#### INSTRUCTION:
Starting with the line that contains "What matplotlib code" and stopping after the line that contains "from matplotlib.ticker import MultipleLocator", output every line exactly as it stands.

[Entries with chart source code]
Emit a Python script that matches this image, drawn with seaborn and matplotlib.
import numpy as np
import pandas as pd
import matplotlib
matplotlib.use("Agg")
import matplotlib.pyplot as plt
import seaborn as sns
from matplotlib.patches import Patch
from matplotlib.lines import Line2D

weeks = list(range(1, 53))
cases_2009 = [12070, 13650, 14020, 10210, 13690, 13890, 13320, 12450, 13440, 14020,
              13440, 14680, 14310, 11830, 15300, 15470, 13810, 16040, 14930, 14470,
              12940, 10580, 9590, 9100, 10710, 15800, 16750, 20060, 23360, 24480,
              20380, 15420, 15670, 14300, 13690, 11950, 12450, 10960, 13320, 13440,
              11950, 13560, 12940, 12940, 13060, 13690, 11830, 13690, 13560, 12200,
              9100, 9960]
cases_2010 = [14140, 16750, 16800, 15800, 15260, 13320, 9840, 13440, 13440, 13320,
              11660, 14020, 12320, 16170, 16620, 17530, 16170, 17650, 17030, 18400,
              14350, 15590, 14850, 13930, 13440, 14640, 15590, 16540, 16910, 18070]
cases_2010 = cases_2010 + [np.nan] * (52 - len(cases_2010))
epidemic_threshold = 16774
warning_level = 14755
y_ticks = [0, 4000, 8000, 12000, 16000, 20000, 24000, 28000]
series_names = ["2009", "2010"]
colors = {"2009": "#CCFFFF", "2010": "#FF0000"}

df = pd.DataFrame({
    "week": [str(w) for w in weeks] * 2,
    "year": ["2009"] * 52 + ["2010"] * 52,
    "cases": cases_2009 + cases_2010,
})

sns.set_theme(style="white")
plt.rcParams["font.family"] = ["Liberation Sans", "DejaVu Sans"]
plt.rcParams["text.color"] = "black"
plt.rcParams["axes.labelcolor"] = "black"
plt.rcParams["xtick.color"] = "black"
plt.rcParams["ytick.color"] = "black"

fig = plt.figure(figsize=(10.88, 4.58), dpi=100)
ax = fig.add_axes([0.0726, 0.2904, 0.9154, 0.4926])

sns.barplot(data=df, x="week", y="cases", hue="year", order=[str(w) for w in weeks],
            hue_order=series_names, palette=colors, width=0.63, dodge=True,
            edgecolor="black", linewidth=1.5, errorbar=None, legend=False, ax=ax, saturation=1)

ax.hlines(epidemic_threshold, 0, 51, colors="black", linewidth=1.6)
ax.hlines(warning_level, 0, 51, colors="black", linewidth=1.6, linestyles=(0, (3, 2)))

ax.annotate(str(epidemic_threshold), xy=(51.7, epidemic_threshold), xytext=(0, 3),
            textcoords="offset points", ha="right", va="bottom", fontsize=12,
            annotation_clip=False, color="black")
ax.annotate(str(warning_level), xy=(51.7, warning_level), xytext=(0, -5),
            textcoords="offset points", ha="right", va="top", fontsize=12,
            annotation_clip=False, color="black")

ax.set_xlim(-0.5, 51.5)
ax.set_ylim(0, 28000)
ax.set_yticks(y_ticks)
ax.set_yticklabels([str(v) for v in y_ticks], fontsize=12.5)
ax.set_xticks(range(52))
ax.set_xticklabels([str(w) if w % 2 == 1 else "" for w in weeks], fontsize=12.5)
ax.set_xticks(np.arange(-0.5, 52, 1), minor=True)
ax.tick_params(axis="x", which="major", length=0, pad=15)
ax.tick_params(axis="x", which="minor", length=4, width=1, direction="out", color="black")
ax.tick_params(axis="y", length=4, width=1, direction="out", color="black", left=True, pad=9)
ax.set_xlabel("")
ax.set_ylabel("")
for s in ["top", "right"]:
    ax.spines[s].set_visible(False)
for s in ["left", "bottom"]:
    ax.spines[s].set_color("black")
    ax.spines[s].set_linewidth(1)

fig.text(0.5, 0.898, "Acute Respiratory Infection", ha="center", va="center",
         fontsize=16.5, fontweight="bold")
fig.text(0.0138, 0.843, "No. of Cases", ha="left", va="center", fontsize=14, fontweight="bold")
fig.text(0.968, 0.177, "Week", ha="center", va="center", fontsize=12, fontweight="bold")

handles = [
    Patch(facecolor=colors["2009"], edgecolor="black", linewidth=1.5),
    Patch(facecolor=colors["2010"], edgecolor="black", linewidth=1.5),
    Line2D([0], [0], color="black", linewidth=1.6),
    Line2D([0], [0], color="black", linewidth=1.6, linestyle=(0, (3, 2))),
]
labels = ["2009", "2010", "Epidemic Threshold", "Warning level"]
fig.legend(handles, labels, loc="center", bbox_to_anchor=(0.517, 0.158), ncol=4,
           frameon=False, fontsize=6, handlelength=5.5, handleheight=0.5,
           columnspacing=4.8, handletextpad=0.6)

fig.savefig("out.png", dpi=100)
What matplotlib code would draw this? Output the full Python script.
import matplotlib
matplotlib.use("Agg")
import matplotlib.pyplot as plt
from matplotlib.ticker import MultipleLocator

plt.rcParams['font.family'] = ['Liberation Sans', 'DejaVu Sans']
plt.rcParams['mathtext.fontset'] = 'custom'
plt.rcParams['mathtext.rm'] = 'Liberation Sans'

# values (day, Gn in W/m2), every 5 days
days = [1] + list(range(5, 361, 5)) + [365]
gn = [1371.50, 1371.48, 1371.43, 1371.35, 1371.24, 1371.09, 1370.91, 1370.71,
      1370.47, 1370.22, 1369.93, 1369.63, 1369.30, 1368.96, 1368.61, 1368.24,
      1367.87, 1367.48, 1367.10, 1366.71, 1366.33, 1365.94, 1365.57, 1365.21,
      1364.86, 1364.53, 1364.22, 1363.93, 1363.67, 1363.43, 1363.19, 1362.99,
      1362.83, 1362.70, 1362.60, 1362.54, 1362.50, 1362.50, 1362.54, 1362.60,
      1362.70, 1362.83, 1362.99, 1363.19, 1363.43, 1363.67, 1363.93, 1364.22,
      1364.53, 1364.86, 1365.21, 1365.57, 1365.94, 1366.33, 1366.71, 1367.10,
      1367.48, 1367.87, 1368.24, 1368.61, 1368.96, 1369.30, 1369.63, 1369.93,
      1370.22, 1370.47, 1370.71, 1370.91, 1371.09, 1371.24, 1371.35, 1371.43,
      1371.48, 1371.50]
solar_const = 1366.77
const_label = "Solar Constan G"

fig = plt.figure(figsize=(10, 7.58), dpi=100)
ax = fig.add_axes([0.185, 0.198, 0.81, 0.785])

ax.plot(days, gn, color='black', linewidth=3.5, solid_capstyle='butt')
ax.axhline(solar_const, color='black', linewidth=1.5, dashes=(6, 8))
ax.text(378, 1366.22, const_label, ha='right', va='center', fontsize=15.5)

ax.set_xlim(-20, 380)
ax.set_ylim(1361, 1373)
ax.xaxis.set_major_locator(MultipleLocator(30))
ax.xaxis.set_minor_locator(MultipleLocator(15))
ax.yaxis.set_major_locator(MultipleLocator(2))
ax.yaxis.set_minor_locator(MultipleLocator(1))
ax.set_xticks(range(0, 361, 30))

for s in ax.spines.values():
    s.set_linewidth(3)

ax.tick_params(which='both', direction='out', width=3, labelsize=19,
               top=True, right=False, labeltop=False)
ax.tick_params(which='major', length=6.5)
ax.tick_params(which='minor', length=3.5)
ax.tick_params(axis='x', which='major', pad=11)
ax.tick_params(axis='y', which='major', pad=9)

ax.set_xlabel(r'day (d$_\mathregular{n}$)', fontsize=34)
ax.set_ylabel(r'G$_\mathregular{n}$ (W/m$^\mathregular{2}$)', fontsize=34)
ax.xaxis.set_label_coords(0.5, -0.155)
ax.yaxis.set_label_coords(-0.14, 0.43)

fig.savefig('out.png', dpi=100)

#### RESPONSE:
What matplotlib code would draw this? Output the full Python script.
import matplotlib
matplotlib.use("Agg")
import matplotlib.pyplot as plt
from matplotlib.ticker import MultipleLocator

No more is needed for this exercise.